Cuando el Señor incentiva a este jefe de los fariseos para convidar “a los pobres, lisiados, cojos y ciegos…; te pagarán cuando resuciten los justos”, le recrimina su egoísmo con toda suavidad y sienta el principio de que para recibir recompensa en el Reino de los Cielos es preciso ser generoso con el prójimo en esta tierra, sin esperar de él la restitución del beneficio otorgado. Practicar el bien pensando en la recompensa transforma las relaciones humanas en mero comercio. A esta ley de la «reciprocidad» comercial, Jesús le contrapone la de la «generosidad gratuita». En cambio, cuando hacemos el bien al otro sin esperar que nos lo pague, el propio Dios nos dará el premio. Y Él nunca se deja vencer en generosidad. Esta doctrina resulta dura para nosotros, hombres materialistas, orgullosos y oportunistas; pero tenemos a Jesús que, como ejemplo vivo, la pone en práctica hasta el último extremo, aceptando los sufrimientos de la Pasión y dejándose crucificar por nosotros y nuestra salvación.
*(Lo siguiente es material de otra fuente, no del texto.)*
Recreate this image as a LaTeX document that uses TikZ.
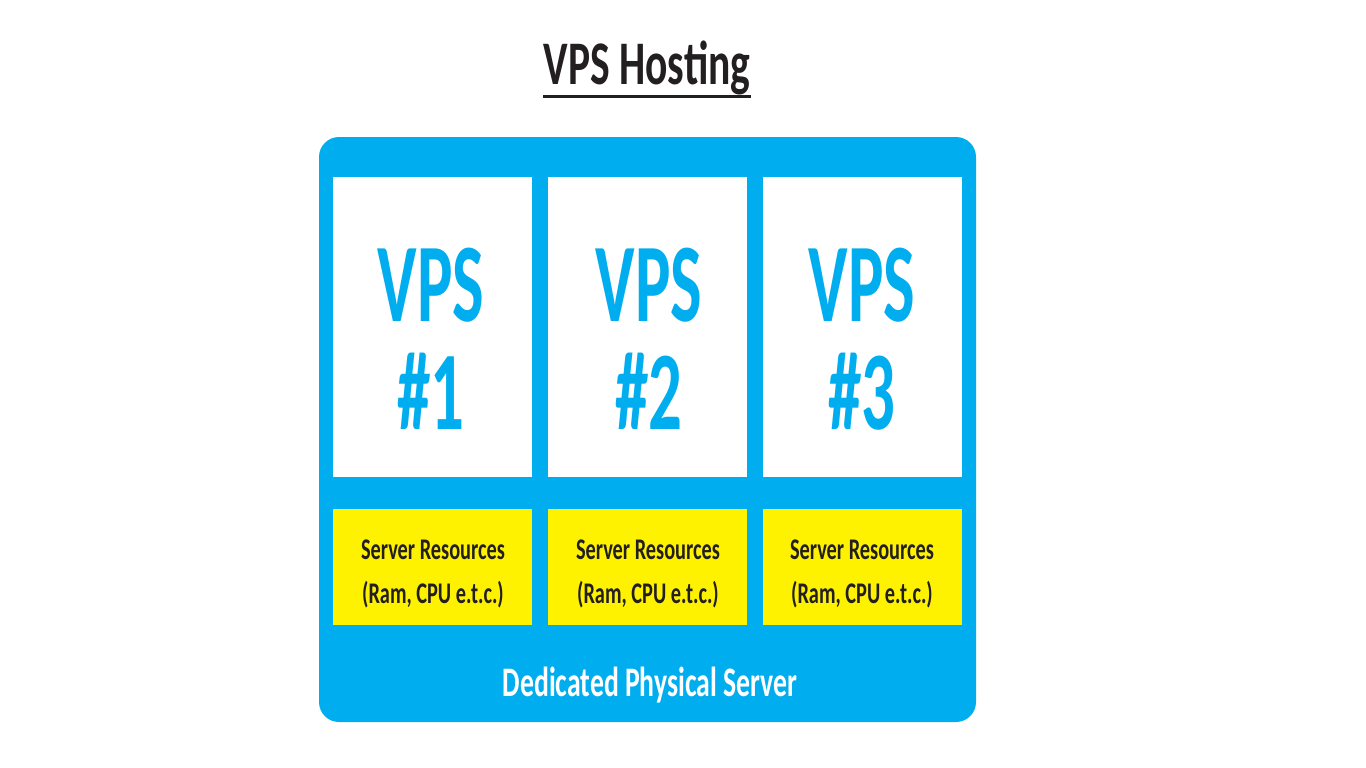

¡Vaya dos lecciones, a cuál más «contra corriente»: ser humildes y dar gratuitamente, sin esperar recompensa! Hay que reconocer que es difícil asimilar esta bienaventuranza que nos dice hoy Jesús: “dichoso tú, porque no pueden pagarte”. Ya nos pagará Dios. Pero en nuestra vida, aunque nos cueste, debemos quedarnos muy satisfechos cuando a un favor nuestro nos responden: “¡que Dios te lo pague!”.